Professor Gwendalyn Randolph and the power of fundamental research
InFLAMES Visiting Professor Gwendalyn Randolph says her success as a researcher is based on the fact that she and her team conduct both basic and disease-oriented research at the same time. – I believe we cannot understand diseases without understanding the fundamental processes underlying them, she says. If Randolph had to summarise her research and interests in two words, it would be interorgan trafficking.
In an interview with Gwendalyn Randolph, she recalled how, as a young biology student, she once waited in a self-service laundry room for her washing to be done while reading a book on the movement of leukocytes in tissues. She found the book’s description of how leukocytes crawl between endothelial cells through blood vessels and into tissues fascinating and helped to set out a path of interest to pursue.
Randolph has since become a widely respected researcher, specialising not only in cellular trafficking but also in the passage of lipoproteins through tissues and the biology of blood and lymphatic vessels. Along the way, she became deeply involved in cardiovascular disease, among others, from which she has since moved on to other inflammatory diseases.
Today, Randolph’s group at the Department of Immunology and Pathology at the University of Washington is interested in inflammatory bowel disease (IBD) and has focused on the interaction between the intestine and liver.
– The liver is the only organ in our body for which the bulk, about 75 percent, of the blood comes from another organ, the intestine. Blood is brought to the liver by the portal vein (vena portae hepatis), and the blood contains, among other things, nutrients absorbed from the digestive tract.
HDL cholesterol protects the liver
The transport of nutrients through the liver is well known, but less attention has been paid to the fact that the liver also functions as part of the immunological system. The liver filters out microbes, which are abundant in the intestine, thus protecting the bloodstream from bacteria, among other things. But in protecting the body, the liver itself is exposed to a large numerous inflammatory factors.
With this information as background, Professor Randolph’s group established that the gut intestine produces HDL cholesterol for a reason: HDL cholesterol protects the liver from constant inflammatory attacks.
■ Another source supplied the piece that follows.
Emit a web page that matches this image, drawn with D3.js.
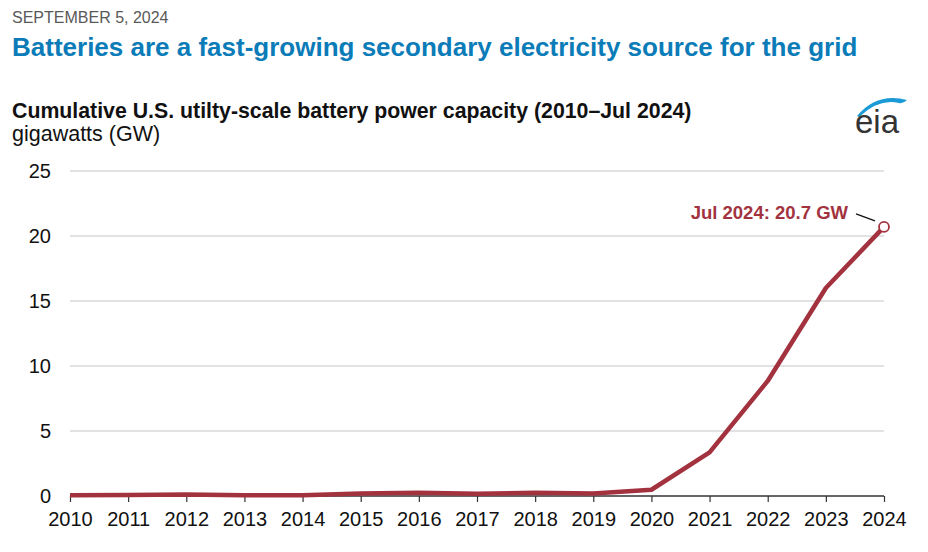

The fact is that wherever there are many bacteria, there are also many lipids because the bacterial cell wall contains lipids, including lipopolysaccharide (LPS). The detection of LPS by the immune system induces inflammation, in part because its presence can indicate bacteria.
HDL, especially the form enriched in the portal venous blood travelling between the gut and liver, is higly effective in neutralising bacterial LPS, i.e. it prevents LPS from signalling and causing inflammatory reactions in the liver.
A drug that can increase HDL?
However, what happens if large parts of the intestine have to be removed? In premature babies, we sometimes see severe intestinal disease that causes inflammation, damage, and even necrosis of the intestinal wall, requiring surgically remove parts of the small intestine. These children are at high risk of developing liver failure. These conditions are referred to as short bowel syndrome. Other patients can develop short bowel syndrome and also present as persons at risk, such as after the removal of long segments of the intestine for other reasons like IBD and trauma.
Professor Randolph’s team discovered in animal models that HDL protects experimental animals from the liver complications of short bowel syndrome. They will continue their research, with the goal of developing a drug that increases HDL and helps patients.
Randolph says her team studies on the liver-gut connection are a model of how organs interact with each other. The trafficking of cells and molecules not only has a local effect, but what happens where they end up is also important.
– I believe very strongly in the power of fundamental research to understand a process in part ‘just because’, but at the same time, our disease focus is always there as well.
– For me, having projects that are classified as basic, fundamental biology alongside those that are translational work well, and I would argue that it is also a kind of survival and differentiation skill for remaining in a competitive field. Because it is easier for research funders, for example, to understand research that also has a clinical dimension, even when we are asking for resources to understand it just from a basic perspective professor Randolph indicated.
Gwendalyn Randolph visited InFLAMES in June 2024.